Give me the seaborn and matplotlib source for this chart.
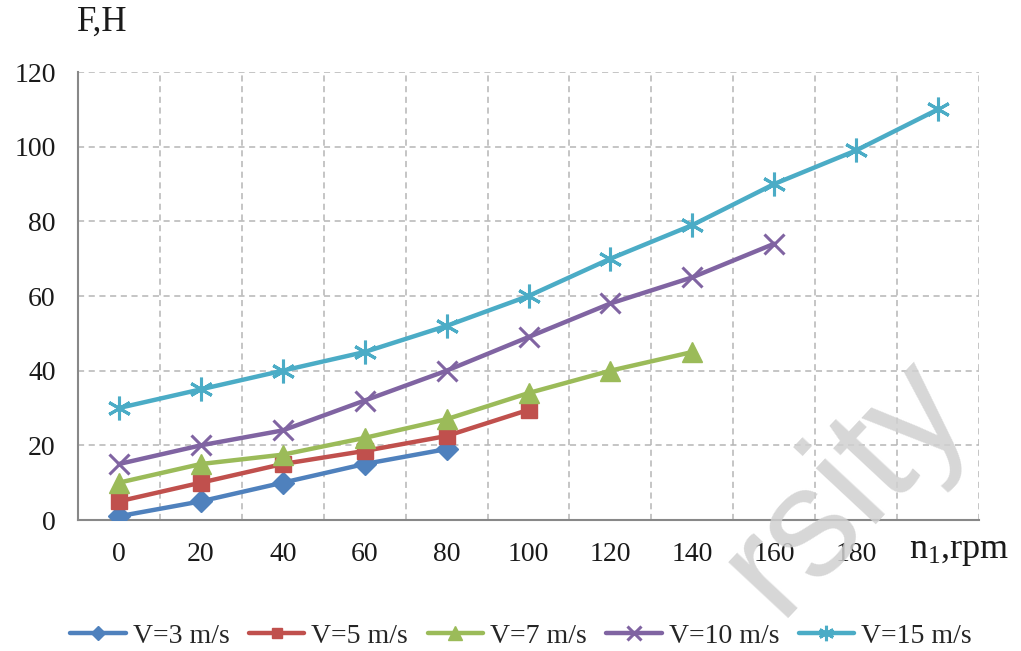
import matplotlib
matplotlib.use("Agg")
import matplotlib.pyplot as plt
import seaborn as sns
import pandas as pd
import numpy as np

# Rotor speed categories (rpm)
speeds = [0, 20, 40, 60, 80, 100, 120, 140, 160, 180, 200]
x_tick_labels = ["0", "20", "40", "60", "80", "100", "120", "140", "160", "180"]

# Force F (N) for each wind velocity
f_v3 = [1, 5, 10, 15, 19]
f_v5 = [5, 10, 15, 18.5, 22.5, 29.5]
f_v7 = [10, 15, 17.5, 22, 27, 34, 40, 45]
f_v10 = [15, 20, 24, 32, 40, 49, 58, 65, 74]
f_v15 = [30, 35, 40, 45, 52, 60, 70, 79, 90, 99, 110]

series_labels = ["V=3 m/s", "V=5 m/s", "V=7 m/s", "V=10 m/s", "V=15 m/s"]
series_values = [f_v3, f_v5, f_v7, f_v10, f_v15]

colors = ["#4F81BD", "#C0504D", "#9BBB59", "#8064A2", "#4BACC6"]
markers = ["D", "s", "^", "x", (6, 2, 0)]
msizes = [11, 12, 15, 15, 17]

rows = []
for lab, vals in zip(series_labels, series_values):
    for i, v in enumerate(vals):
        rows.append({"pos": i, "speed": speeds[i], "F": v, "series": lab})
df = pd.DataFrame(rows)

sns.set_theme(style="white")
plt.rcParams["font.family"] = ["Liberation Serif", "DejaVu Serif"]
plt.rcParams["mathtext.fontset"] = "stix"

fig = plt.figure(figsize=(10.21, 6.51), dpi=100)
ax = fig.add_axes([78 / 1021, 1 - 520 / 651, (979 - 78) / 1021, (520 - 72) / 651])

for lab, col, mk, ms in zip(series_labels, colors, markers, msizes):
    sub = df[df["series"] == lab]
    stroke_marker = mk == "x" or isinstance(mk, tuple)
    sns.lineplot(data=sub, x="pos", y="F", ax=ax, color=col, linewidth=3.2,
                 marker=mk, markersize=ms, markeredgecolor=col, markerfacecolor=col,
                 markeredgewidth=2.2 if stroke_marker else 1,
                 label=lab, sort=False, zorder=3)

ax.set_xlim(-0.5, len(speeds) - 0.5)
ax.set_ylim(0, 120)
ax.set_yticks(np.arange(0, 121, 20))
ax.set_xticks(range(len(speeds)))
ax.set_xticklabels(x_tick_labels + [""])
ax.tick_params(axis="both", length=0, labelsize=20, colors="#1a1a1a")
ax.tick_params(axis="x", pad=16)
ax.tick_params(axis="y", pad=16)

# dashed grid: horizontal at y ticks, vertical between categories
for y in np.arange(20, 121, 20):
    ax.axhline(y, color="#b5b5b5", linestyle=(0, (4, 3)), linewidth=1.1, zorder=1)
for b in np.arange(0.5, len(speeds), 1.0):
    ax.axvline(b, color="#b5b5b5", linestyle=(0, (4, 3)), linewidth=1.1, zorder=1)

for side in ["top", "right"]:
    ax.spines[side].set_visible(False)
for side in ["left", "bottom"]:
    ax.spines[side].set_color("#888888")
    ax.spines[side].set_linewidth(1.5)

ax.set_xlabel("")
ax.set_ylabel("")

fig.text(77 / 1021, 1 - 22 / 651, "F,H", fontsize=25, ha="left", va="center", color="#1a1a1a")
fig.text(909 / 1021, 1 - 552 / 651, r"$\mathregular{n_1}$,rpm", fontsize=26, ha="left",
         va="center", color="#1a1a1a")

handles, labels = ax.get_legend_handles_labels()
leg = fig.legend(handles, labels, loc="center", bbox_to_anchor=(521 / 1021, 1 - 636 / 651),
                 ncol=5, frameon=False, fontsize=20, handlelength=2.0, columnspacing=0.7,
                 handletextpad=0.25, markerscale=0.65)
if ax.get_legend() is not None:
    ax.get_legend().remove()

# watermark
fig.text(972 / 1021, 1 - 410 / 651, "rsity", fontsize=112, color="#d0d0d0",
         alpha=0.85, rotation=47, ha="right", va="baseline", rotation_mode="anchor",
         family=["Liberation Sans", "DejaVu Sans"], zorder=10)

fig.savefig("out.png", dpi=100)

═══

### WHAT IS BEING ASKED
Quote all the lines above exactly as given. Do not include the pictures.

### FINAL RESULT
Give me the seaborn and matplotlib source for this chart.
import matplotlib
matplotlib.use("Agg")
import matplotlib.pyplot as plt
import seaborn as sns
import pandas as pd
import numpy as np

# Rotor speed categories (rpm)
speeds = [0, 20, 40, 60, 80, 100, 120, 140, 160, 180, 200]
x_tick_labels = ["0", "20", "40", "60", "80", "100", "120", "140", "160", "180"]

# Force F (N) for each wind velocity
f_v3 = [1, 5, 10, 15, 19]
f_v5 = [5, 10, 15, 18.5, 22.5, 29.5]
f_v7 = [10, 15, 17.5, 22, 27, 34, 40, 45]
f_v10 = [15, 20, 24, 32, 40, 49, 58, 65, 74]
f_v15 = [30, 35, 40, 45, 52, 60, 70, 79, 90, 99, 110]

series_labels = ["V=3 m/s", "V=5 m/s", "V=7 m/s", "V=10 m/s", "V=15 m/s"]
series_values = [f_v3, f_v5, f_v7, f_v10, f_v15]

colors = ["#4F81BD", "#C0504D", "#9BBB59", "#8064A2", "#4BACC6"]
markers = ["D", "s", "^", "x", (6, 2, 0)]
msizes = [11, 12, 15, 15, 17]

rows = []
for lab, vals in zip(series_labels, series_values):
    for i, v in enumerate(vals):
        rows.append({"pos": i, "speed": speeds[i], "F": v, "series": lab})
df = pd.DataFrame(rows)

sns.set_theme(style="white")
plt.rcParams["font.family"] = ["Liberation Serif", "DejaVu Serif"]
plt.rcParams["mathtext.fontset"] = "stix"

fig = plt.figure(figsize=(10.21, 6.51), dpi=100)
ax = fig.add_axes([78 / 1021, 1 - 520 / 651, (979 - 78) / 1021, (520 - 72) / 651])

for lab, col, mk, ms in zip(series_labels, colors, markers, msizes):
    sub = df[df["series"] == lab]
    stroke_marker = mk == "x" or isinstance(mk, tuple)
    sns.lineplot(data=sub, x="pos", y="F", ax=ax, color=col, linewidth=3.2,
                 marker=mk, markersize=ms, markeredgecolor=col, markerfacecolor=col,
                 markeredgewidth=2.2 if stroke_marker else 1,
                 label=lab, sort=False, zorder=3)

ax.set_xlim(-0.5, len(speeds) - 0.5)
ax.set_ylim(0, 120)
ax.set_yticks(np.arange(0, 121, 20))
ax.set_xticks(range(len(speeds)))
ax.set_xticklabels(x_tick_labels + [""])
ax.tick_params(axis="both", length=0, labelsize=20, colors="#1a1a1a")
ax.tick_params(axis="x", pad=16)
ax.tick_params(axis="y", pad=16)

# dashed grid: horizontal at y ticks, vertical between categories
for y in np.arange(20, 121, 20):
    ax.axhline(y, color="#b5b5b5", linestyle=(0, (4, 3)), linewidth=1.1, zorder=1)
for b in np.arange(0.5, len(speeds), 1.0):
    ax.axvline(b, color="#b5b5b5", linestyle=(0, (4, 3)), linewidth=1.1, zorder=1)

for side in ["top", "right"]:
    ax.spines[side].set_visible(False)
for side in ["left", "bottom"]:
    ax.spines[side].set_color("#888888")
    ax.spines[side].set_linewidth(1.5)

ax.set_xlabel("")
ax.set_ylabel("")

fig.text(77 / 1021, 1 - 22 / 651, "F,H", fontsize=25, ha="left", va="center", color="#1a1a1a")
fig.text(909 / 1021, 1 - 552 / 651, r"$\mathregular{n_1}$,rpm", fontsize=26, ha="left",
         va="center", color="#1a1a1a")

handles, labels = ax.get_legend_handles_labels()
leg = fig.legend(handles, labels, loc="center", bbox_to_anchor=(521 / 1021, 1 - 636 / 651),
                 ncol=5, frameon=False, fontsize=20, handlelength=2.0, columnspacing=0.7,
                 handletextpad=0.25, markerscale=0.65)
if ax.get_legend() is not None:
    ax.get_legend().remove()

# watermark
fig.text(972 / 1021, 1 - 410 / 651, "rsity", fontsize=112, color="#d0d0d0",
         alpha=0.85, rotation=47, ha="right", va="baseline", rotation_mode="anchor",
         family=["Liberation Sans", "DejaVu Sans"], zorder=10)

fig.savefig("out.png", dpi=100)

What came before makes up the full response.